In many cases, the distinction between actual news and analysis has become blurred. 

No wonder then that similar content posted on social media looks real.

How do we identify fake news?

Let me make it clear that I am not suggesting that every thing posted in mainstream media is true, or that everything posted on Facebook is false. Back in 2018 I spoke about the need for discernment when evaluating content, in an interview on SAFM.

So what does this mean?

When evaluating any content I find the following questions to be useful:

Is this presented as fact, or as opinion?

Undisputed factual content is (typically) not emotional and can be independently verified

For example, “South Africa won the 2019 Rugby World Cup, beating England 32-12”

Opinion is (typically) emotional and cannot be independently verified. Real news is more likely to be based on fact. Opinions should always be taken as such, and warrant further research

The difficulty with fake news is that it is typically presented as fact. It takes effort to debunk the lies.

Let’s take a trending example:

The video PLANDEMIC cites Judy Mikovits and plays on various fears around COVID-19, vaccinations and the domination of the middle class by the super rich.

With the sheer volume of content out there, I apply the following filters.

Does the content play to my emotions, particularly fear? 

If content feels like it is attempting to manipulate me emotionally, by playing to my fear, anger or sadness, this is a strong indicator that it may be false.

The Plandemic example definitely seems to play to fear – my fear that I am being manipulated and controlled by billionaires, the fear that my child may get autism, the fear and distrust of big business and big government.

Of course, some news is genuinely concerning, so in its own right this is insufficient to write something off immediately. 

This warrants further investigation.

Can I cross check the content?

The Internet has made it really easy to cross check content.

I start by searching for “plandemic”.

In this case i see a huge number of posts digging into the video – I can go through these and make a more informed decision as to its accuracy.

In each case, I need to ask myself the same questions about each of these sources.

If I had been doing this a week or to ago, I may have wanted to research the source.

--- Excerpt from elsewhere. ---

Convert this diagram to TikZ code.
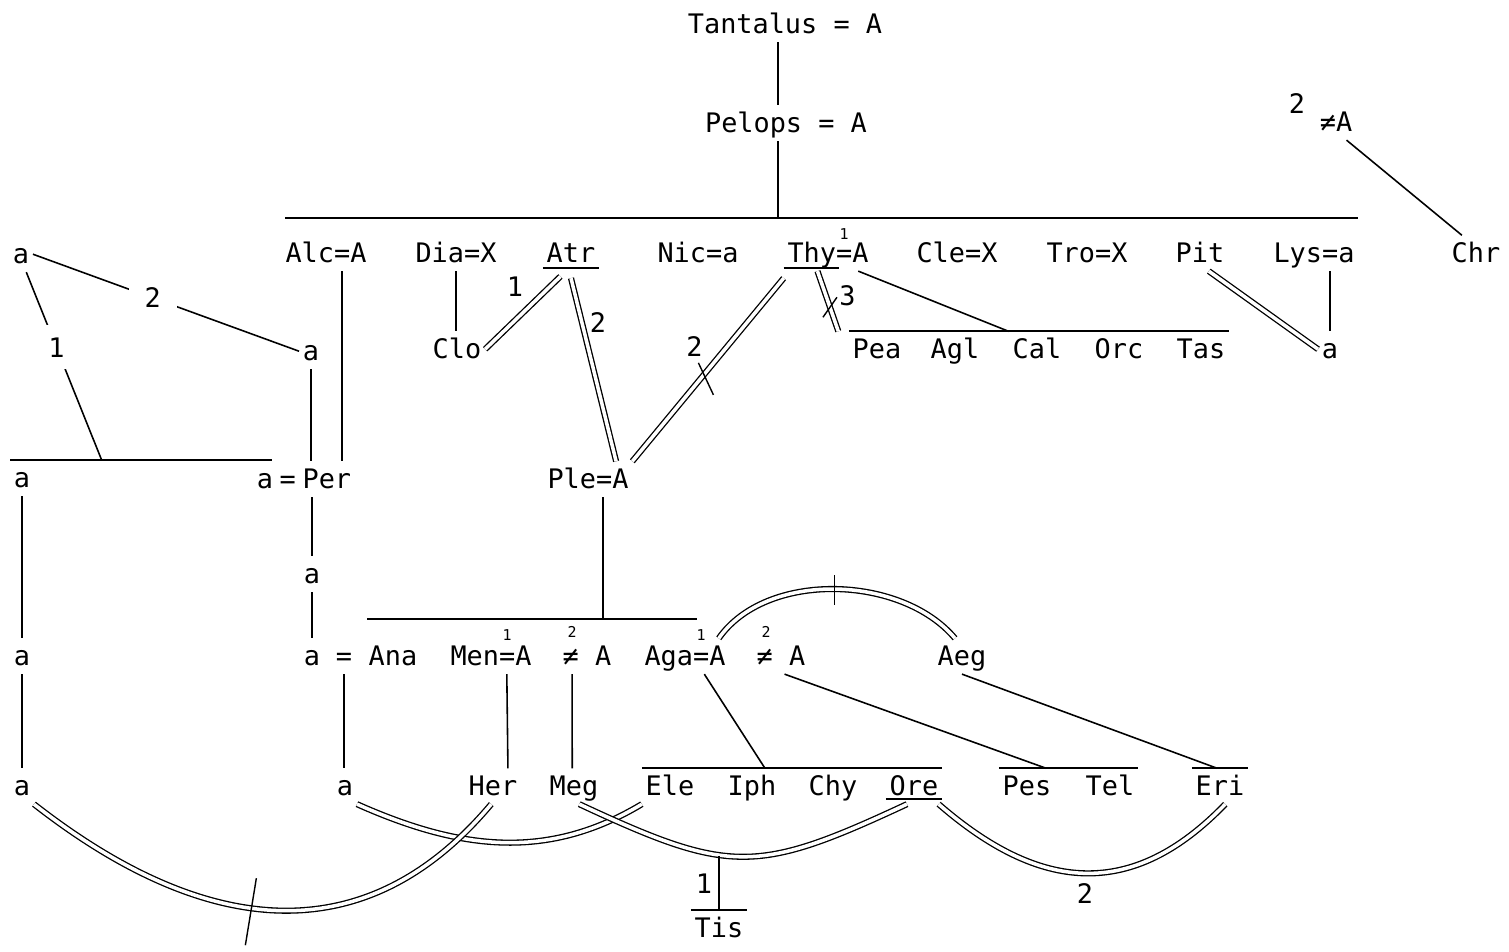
\documentclass[tikz,border=0pt]{standalone}
\usepackage{fontspec}
\newfontfamily\tw{DejaVu Sans Mono}

\begin{document}
\begin{tikzpicture}[
  x=0.02cm, y=-0.02cm,
  font=\tw\fontsize{15.3}{18}\selectfont,
  txt/.style       = {inner sep=2pt, text height=13pt, text depth=3pt, anchor=base},
  supnum/.style    = {inner sep=0pt, anchor=base, font=\tw\fontsize{8.5}{10}\selectfont},
  brk/.style       = {txt, anchor=center, fill=white, inner xsep=9pt, inner ysep=7pt,
                      text height=11pt, text depth=0pt},
  rel/.style       = {line width=0.9pt},
  sibbar/.style    = {line width=1.1pt},
  wed/.style       = {double, double distance=2pt, line width=0.75pt},
  crossmark/.style = {line width=0.8pt},
]
\useasboundingbox (0,0) rectangle (1509,951);

%% Founders
\node[txt] (tan) at (785,33)  {Tantalus = A};
\node[txt] (pel) at (786,132) {Pelops = A};
\coordinate (famtop) at (778,218);
\coordinate (famL)   at (285,218);
\coordinate (famR)   at (1358,218);
\draw[rel] (tan.south -| famtop) -- (pel.north -| famtop);
\draw[rel] (pel.south -| famtop) -- (famtop);
\draw[sibbar] (famL) -- (famR);

%% Children of Pelops
\node[txt] (alc) at (326,262)  {Alc=A};
\node[txt] (dia) at (456,262)  {Dia=X};
\node[txt] (atr) at (571,262)  {Atr};
\node[txt] (nic) at (698,262)  {Nic=a};
\node[txt] (thy) at (828,262)  {Thy=A};
\node[supnum] (thy1) at (844,239) {1};
\node[txt] (cle) at (957,262)  {Cle=X};
\node[txt] (tro) at (1087,262) {Tro=X};
\node[txt] (pit) at (1200,262) {Pit};
\node[txt] (lys) at (1314,262) {Lys=a};
\draw[sibbar] ([yshift=2pt]atr.south west) -- ([yshift=2pt]atr.south east);
\draw[sibbar] ([yshift=2pt]thy.south west) -- ++(55,0);

%% Chrysippus
\node[txt] (chr2) at (1297,113) {2};
\node[txt] (chrm) at (1336,131) {≠A};
\node[txt] (chr)  at (1476,262) {Chr};
\draw[rel] ([xshift=6pt]chrm.south) -- ([xshift=-8pt]chr.north);

%% Grandchildren row
\node[txt] (clo)  at (457,358)  {Clo};
\node[txt] (pea)  at (877,358)  {Pea};
\node[txt] (agl)  at (955,358)  {Agl};
\node[txt] (cal)  at (1037,358) {Cal};
\node[txt] (orc)  at (1119,358) {Orc};
\node[txt] (tas)  at (1201,358) {Tas};
\node[txt] (lysa) at (1330,358) {a};
\node[txt] (ple)  at (588,488)  {Ple=A};

\draw[rel] (dia.south) -- (dia.south |- clo.north);
\draw[wed] ([xshift=-6pt,yshift=-3pt]atr.south) -- node[txt, pos=.16, left=12pt] (atr1) {1} (clo.east);
\draw[wed] ([yshift=-4pt]atr.south) -- node[txt, pos=.25, right=2pt] (atr2) {2} ([xshift=16pt]ple.north);
\draw[wed] ([yshift=-4pt]thy.south west) -- node[txt, pos=.38, left=11pt] (thy2) {2}
     coordinate[pos=.55] (thyCut) (ple.north east);
\draw[crossmark] ([shift={(-2,-16)}]thyCut) -- ([shift={(13,16)}]thyCut);
\draw[wed] ([xshift=-6pt]thy.south) -- node[txt, pos=.43, right=5pt] (thy3) {3}
     coordinate[pos=.6] (peaCut) ([xshift=-6pt]pea.north west);
\draw[crossmark] ([shift={(-7,10)}]peaCut) -- ([shift={(7,-10)}]peaCut);
\draw[sibbar] (pea.north west) -- (tas.north east) coordinate[pos=.42] (calTop);
\draw[rel] ([xshift=-8pt]thy.south east) -- (calTop);
\draw[wed] ([xshift=5pt]pit.south) -- (lysa.west);
\draw[rel] (lysa.north |- lys.south) -- (lysa.north);

%% Left branch
\node[txt] (aL1)  at (21,263)  {a};
\node[txt] (aPer) at (311,360) {a};
\node[txt] (aL2)  at (22,487)  {a};
\node[txt] (per)  at (304,488) {a\hspace{0.25em}=\hspace{0.25em}Per};
\node[txt] (aMid) at (312,583) {a};
\node[txt] (aL3)  at (22,665)  {a};
\node[txt] (aL4)  at (22,795)  {a};

\draw[rel] (aL1.east) -- node[brk, pos=.45] (n2L) {2} (aPer.west);
\draw[sibbar] (aL2.north west) -- ++(262,0) coordinate[pos=.35] (hitL);
\draw[rel] ([xshift=3pt]aL1.south) -- node[brk, pos=.4] (n1L) {1} (hitL);
\draw[rel] (aPer.south) -- (aPer.south |- per.north);
\draw[rel] ([shift={(16,0)}]alc.south) -- ([shift={(38,0)}]per.north);
\draw[rel] (aMid.north |- per.south) -- (aMid.north);
\draw[rel] (aL2) -- (aL3);
\draw[rel] (aL3) -- (aL4);

%% Children of Pleisthenes
\node[txt] (aAna)  at (312,665) {a};
\node[txt] (eqAna) at (344,665) {=};
\node[txt] (ana)   at (393,665) {Ana};
\node[txt] (men)   at (491,665) {Men=A};
\node[supnum] (men1)  at (507,640) {1};
\node[txt] (neqA)  at (587,665) {≠ A};
\node[supnum] (neqA2) at (572,637) {2};
\node[txt] (aga)   at (685,665) {Aga=A};
\node[supnum] (aga1)  at (701,640) {1};
\node[txt] (neqB)  at (781,665) {≠ A};
\node[supnum] (neqB2) at (766,637) {2};
\node[txt] (aeg)   at (962,665) {Aeg};

\coordinate (sibL)    at (367,619);
\coordinate (sibR)    at (697,619);
\coordinate (pleDrop) at (603,619);
\draw[sibbar] (sibL) -- (sibR);
\draw[rel] (ple.south -| pleDrop) -- (pleDrop);
\draw[rel] (aMid) -- (aAna);

%% Last generation
\node[txt] (aBot) at (345,795)  {a};
\node[txt] (her)  at (493,795)  {Her};
\node[txt] (meg)  at (574,795)  {Meg};
\node[txt] (ele)  at (670,795)  {Ele};
\node[txt] (iph)  at (752,795)  {Iph};
\node[txt] (chy)  at (833,795)  {Chy};
\node[txt] (ore)  at (914,795)  {Ore};
\node[txt] (pes)  at (1027,795) {Pes};
\node[txt] (tel)  at (1110,795) {Tel};
\node[txt] (eri)  at (1220,795) {Eri};
\node[txt] (tis)  at (719,937)  {Tis};
\node[txt] (tis1) at (704,893)  {1};

\draw[rel] (eqAna.south) -- (eqAna.south |- aBot.north);
\draw[rel] ([xshift=9pt]men.south) -- ([xshift=8.5pt]her.north);
\draw[rel] ([xshift=-8.5pt]neqA.south) -- ([xshift=-1pt]meg.north);
\draw[sibbar] (ele.north west) -- (ore.north east) coordinate[pos=.41] (iphTop);
\draw[rel] ([xshift=11pt]aga.south) -- (iphTop);
\draw[sibbar] ([yshift=3pt]ore.south west) -- ([yshift=3pt]ore.south east);
\draw[sibbar] (pes.north west) -- (tel.north east) coordinate[pos=.34] (pesTop);
\draw[rel] ([xshift=2pt]neqB.south) -- (pesTop);
\draw[sibbar] (eri.north west) -- (eri.north east) coordinate[pos=.45] (eriTop);
\draw[rel] (aeg.south) -- (eriTop);
\draw[sibbar] (tis.north west) -- (tis.north east);

%% Marriage arcs
\draw[wed] ([xshift=-6pt]aga.north east) to[out=55, in=130, looseness=.9]
     coordinate[pos=.5] (aegCut) ([xshift=-4pt]aeg.north);
\draw[crossmark] ([shift={(0,-14)}]aegCut) -- ([shift={(0,16)}]aegCut);
\draw[wed] (aBot.south east) to[out=-24, in=-149] (ele.south west);
\draw[wed] (aL4.south east) to[out=-38, in=-130, looseness=1.15]
     coordinate[pos=.45] (aCut) ([xshift=-1pt]her.south);
\draw[crossmark] ([shift={(6,-30)}]aCut) -- ([shift={(-5,37)}]aCut);
\draw[wed] ([xshift=3pt]meg.south) to[out=-25, in=-155, looseness=1.3]
     coordinate[pos=.43] (tisTop) ([xshift=-4pt]ore.south);
\draw[rel] (tis.north |- tisTop) -- (tis.north);
\draw[wed] ([xshift=-2pt]ore.south east) to[out=-41, in=-134, looseness=1.2]
     node[txt, pos=.5, below=2pt] (oreEri2) {2} ([xshift=3pt]eri.south);

\end{tikzpicture}
\end{document}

In this case the video is produced by Elevate – a production company that seems to focus on conspiracy theories. 

Typically real news would be reported by more than one source at about the same time.

Can we check the credential of the “expert” cited? Who is Judy Mitovics? 

Again, research appears to suggest that Mitovics’ scientific credentials and expertise are poor.

Finally, I can fact check each of the assertions made. Again, overwhelming these appear to be fallacies presented as fact.

Of course, it is possible to do all the research and still to choose to believe the original content.

The important part is to check the facts.

What’s the harm of fake news?

Every day, business and political leaders have to make tough decisions – decisions that have a real impact on us.

They are faced with the same deluge of information that we are.

In fact, it is fair to assume that many decision makers are presented with far more data, analyses and opinions than we are. They too need to draw the distinction between fact and fiction

When we fall for fake news we may feel, for a moment that we are taking back control – sticking it to the man!

If we don’t do our research we could, unwittingly be serving the agenda of our oppressors.

Fake news typically has an agenda – most commonly motivated by money or power. For example, we can look at how the Brexit campaign used fake news to drive the out vote to entrench certain interests.

With respect to COVID-19, fake news messages are mostly acting against the public health and could lead to many unnecessary deaths, increase the length of the lockdown, and deepen the economic crisis. This serves the interests of those that would like to maintain their control over all of us.

Truthiness is what you want the facts to be, as opposed to what the facts are. What feels like the right answer, as opposed to what reality will support.” – Stephen Colbert

The basis of democracy is that we, the people, question the excesses of government. When we do so, we should endeavour to do so on the basis of fact.